-------- Data records
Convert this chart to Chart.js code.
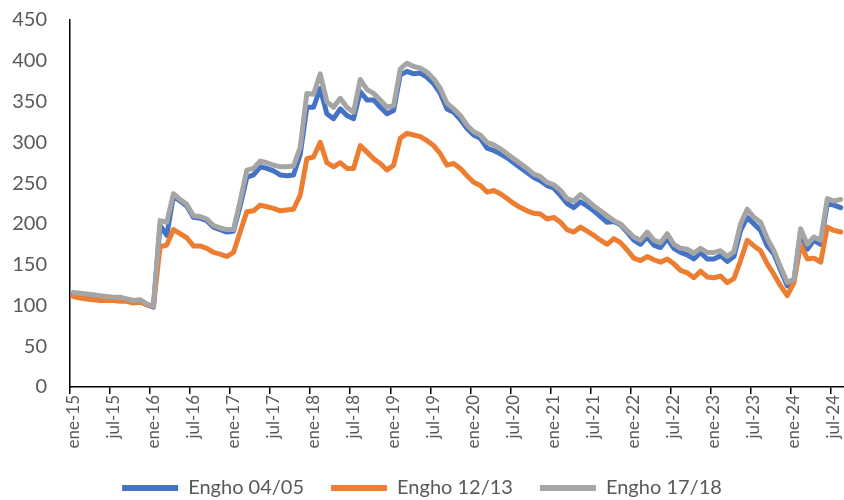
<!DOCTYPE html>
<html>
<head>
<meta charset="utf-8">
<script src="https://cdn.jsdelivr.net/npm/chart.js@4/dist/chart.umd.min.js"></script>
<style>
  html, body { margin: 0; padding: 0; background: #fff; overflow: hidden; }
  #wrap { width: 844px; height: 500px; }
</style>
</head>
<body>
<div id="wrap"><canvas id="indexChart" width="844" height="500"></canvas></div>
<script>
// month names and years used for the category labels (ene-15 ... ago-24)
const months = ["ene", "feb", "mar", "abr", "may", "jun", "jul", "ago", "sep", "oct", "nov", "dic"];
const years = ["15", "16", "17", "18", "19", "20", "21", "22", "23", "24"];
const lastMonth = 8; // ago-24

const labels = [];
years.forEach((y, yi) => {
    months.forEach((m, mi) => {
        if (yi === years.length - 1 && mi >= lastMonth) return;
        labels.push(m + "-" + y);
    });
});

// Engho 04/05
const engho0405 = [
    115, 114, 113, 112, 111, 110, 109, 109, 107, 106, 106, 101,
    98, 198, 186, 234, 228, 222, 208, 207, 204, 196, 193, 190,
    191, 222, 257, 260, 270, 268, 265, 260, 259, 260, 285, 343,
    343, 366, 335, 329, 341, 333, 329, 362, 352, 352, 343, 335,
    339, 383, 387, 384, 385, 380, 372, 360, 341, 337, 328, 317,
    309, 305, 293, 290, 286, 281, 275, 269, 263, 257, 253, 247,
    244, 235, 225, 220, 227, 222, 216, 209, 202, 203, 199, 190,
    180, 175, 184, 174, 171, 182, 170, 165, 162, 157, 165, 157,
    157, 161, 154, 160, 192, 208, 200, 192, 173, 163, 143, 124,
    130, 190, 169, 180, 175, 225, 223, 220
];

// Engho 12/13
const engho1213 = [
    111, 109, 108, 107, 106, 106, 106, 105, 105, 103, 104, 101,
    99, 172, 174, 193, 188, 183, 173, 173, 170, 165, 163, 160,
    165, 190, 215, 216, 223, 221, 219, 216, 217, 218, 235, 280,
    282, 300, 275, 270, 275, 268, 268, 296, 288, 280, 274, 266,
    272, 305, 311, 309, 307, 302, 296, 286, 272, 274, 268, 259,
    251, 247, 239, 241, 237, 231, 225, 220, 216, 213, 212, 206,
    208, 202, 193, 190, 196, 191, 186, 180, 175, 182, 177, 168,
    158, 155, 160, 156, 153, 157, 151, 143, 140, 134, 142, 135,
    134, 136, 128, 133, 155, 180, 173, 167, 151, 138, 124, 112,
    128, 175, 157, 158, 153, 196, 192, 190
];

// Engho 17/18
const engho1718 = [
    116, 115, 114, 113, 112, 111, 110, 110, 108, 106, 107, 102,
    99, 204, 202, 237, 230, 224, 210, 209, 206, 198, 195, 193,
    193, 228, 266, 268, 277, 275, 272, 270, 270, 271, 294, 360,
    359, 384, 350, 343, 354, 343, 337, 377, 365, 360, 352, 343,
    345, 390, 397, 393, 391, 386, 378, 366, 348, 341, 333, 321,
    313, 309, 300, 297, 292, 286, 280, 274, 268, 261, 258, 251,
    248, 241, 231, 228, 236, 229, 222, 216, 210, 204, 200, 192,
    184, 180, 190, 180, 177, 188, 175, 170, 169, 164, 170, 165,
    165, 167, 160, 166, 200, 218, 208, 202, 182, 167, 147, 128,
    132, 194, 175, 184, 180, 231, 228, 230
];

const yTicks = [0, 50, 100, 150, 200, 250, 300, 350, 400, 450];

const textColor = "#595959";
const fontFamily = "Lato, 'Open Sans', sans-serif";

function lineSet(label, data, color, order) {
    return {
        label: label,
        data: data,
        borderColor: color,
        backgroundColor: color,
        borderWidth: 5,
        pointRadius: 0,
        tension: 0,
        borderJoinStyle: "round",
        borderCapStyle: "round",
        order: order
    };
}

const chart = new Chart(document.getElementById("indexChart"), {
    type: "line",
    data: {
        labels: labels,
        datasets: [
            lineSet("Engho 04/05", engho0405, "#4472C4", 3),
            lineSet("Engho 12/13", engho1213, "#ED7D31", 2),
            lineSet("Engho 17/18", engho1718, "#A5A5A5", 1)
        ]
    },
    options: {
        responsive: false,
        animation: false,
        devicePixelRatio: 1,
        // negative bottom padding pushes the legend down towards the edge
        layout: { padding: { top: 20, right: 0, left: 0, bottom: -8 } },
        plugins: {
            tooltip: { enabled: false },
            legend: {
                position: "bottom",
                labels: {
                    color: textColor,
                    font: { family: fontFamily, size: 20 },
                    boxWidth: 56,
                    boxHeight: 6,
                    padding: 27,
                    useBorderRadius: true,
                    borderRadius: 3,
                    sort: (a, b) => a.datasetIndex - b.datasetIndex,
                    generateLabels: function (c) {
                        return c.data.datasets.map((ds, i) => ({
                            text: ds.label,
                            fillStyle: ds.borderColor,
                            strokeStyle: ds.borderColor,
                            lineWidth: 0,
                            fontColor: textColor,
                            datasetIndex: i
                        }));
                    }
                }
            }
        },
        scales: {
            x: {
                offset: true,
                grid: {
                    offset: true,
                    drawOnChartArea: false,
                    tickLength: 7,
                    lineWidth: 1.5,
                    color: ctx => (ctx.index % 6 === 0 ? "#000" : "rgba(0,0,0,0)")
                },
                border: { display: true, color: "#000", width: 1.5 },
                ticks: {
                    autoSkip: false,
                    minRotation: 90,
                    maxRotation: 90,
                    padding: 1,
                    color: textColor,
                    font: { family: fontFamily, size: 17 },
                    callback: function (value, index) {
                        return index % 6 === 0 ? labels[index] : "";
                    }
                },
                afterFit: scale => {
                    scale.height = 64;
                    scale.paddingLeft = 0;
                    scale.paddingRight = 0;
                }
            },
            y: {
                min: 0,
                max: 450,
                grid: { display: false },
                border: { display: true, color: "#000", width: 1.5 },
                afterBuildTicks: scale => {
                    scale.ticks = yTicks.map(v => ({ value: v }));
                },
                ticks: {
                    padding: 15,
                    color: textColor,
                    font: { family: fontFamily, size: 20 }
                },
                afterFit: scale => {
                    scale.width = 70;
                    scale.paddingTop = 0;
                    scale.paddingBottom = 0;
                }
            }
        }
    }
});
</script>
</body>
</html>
----------------
-------- Data records
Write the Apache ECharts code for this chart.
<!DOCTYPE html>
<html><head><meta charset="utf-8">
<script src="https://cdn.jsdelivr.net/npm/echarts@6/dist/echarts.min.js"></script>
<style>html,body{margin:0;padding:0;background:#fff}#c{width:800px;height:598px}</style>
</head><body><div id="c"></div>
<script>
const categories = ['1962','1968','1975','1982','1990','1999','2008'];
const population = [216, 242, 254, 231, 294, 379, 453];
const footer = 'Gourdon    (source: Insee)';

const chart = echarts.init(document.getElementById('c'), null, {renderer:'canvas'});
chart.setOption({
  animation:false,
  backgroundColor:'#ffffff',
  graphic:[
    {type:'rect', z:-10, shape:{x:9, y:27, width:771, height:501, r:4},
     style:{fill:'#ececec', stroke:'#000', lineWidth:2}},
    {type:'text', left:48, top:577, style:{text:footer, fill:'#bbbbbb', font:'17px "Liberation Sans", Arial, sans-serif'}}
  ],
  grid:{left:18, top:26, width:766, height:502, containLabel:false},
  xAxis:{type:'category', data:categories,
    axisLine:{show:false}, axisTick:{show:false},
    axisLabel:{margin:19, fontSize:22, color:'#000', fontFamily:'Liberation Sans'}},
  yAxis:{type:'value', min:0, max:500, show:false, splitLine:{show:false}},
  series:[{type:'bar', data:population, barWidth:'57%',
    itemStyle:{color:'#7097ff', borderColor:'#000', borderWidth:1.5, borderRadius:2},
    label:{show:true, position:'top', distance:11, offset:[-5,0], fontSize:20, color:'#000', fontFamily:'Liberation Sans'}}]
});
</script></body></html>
----------------
-------- Data records
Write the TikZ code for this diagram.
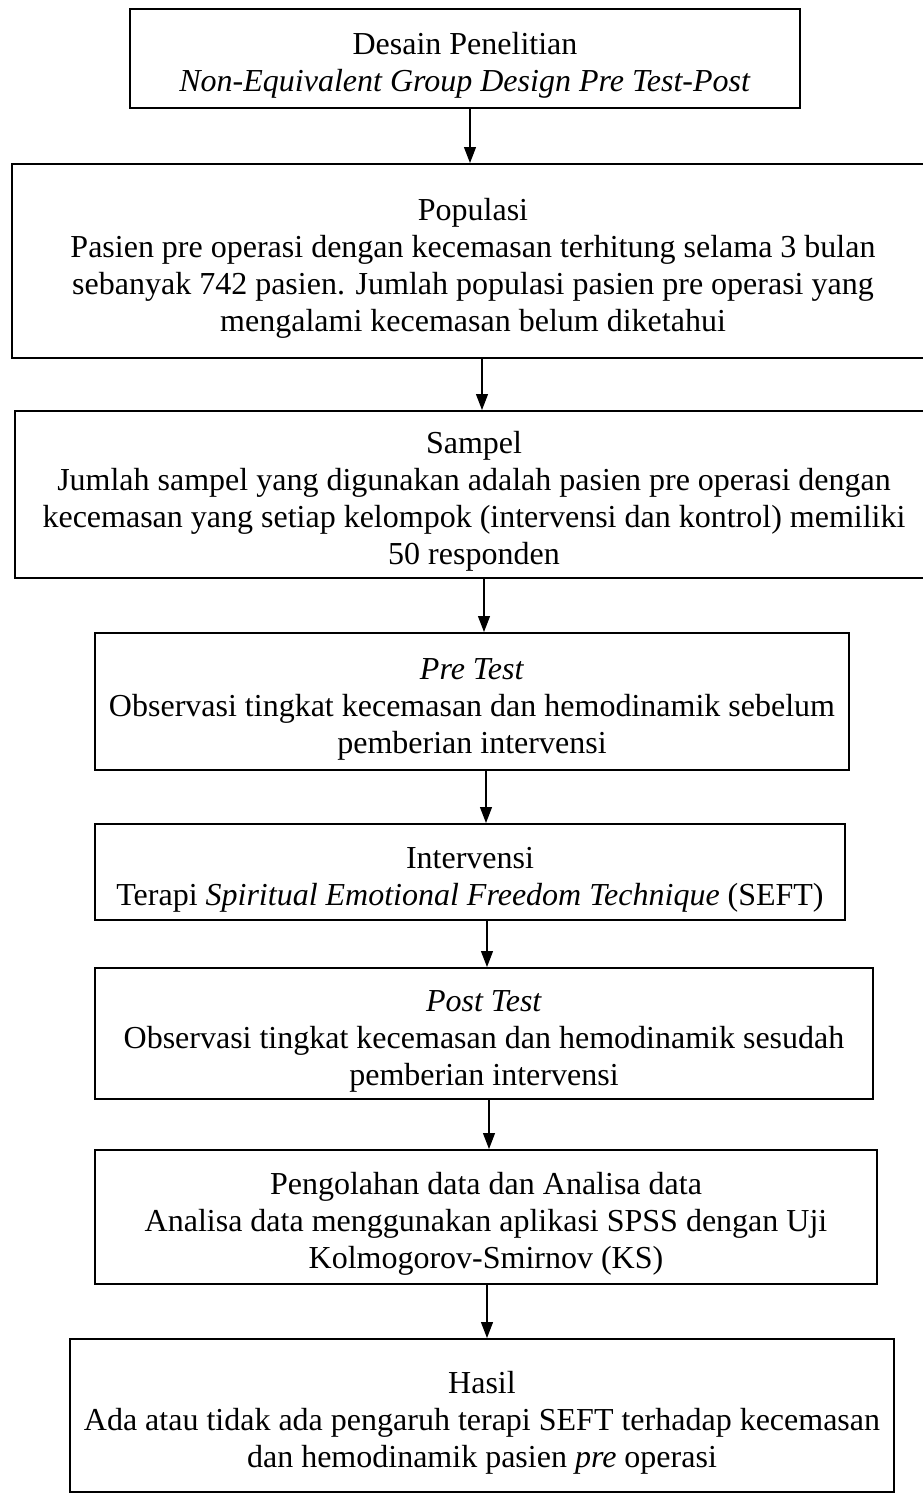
----------------
• [Directions]
Scan the material for lines with the word "code", and copy each line you find.

• [Answer to this task]
Convert this chart to Chart.js code.
Write the Apache ECharts code for this chart.
Write the TikZ code for this diagram.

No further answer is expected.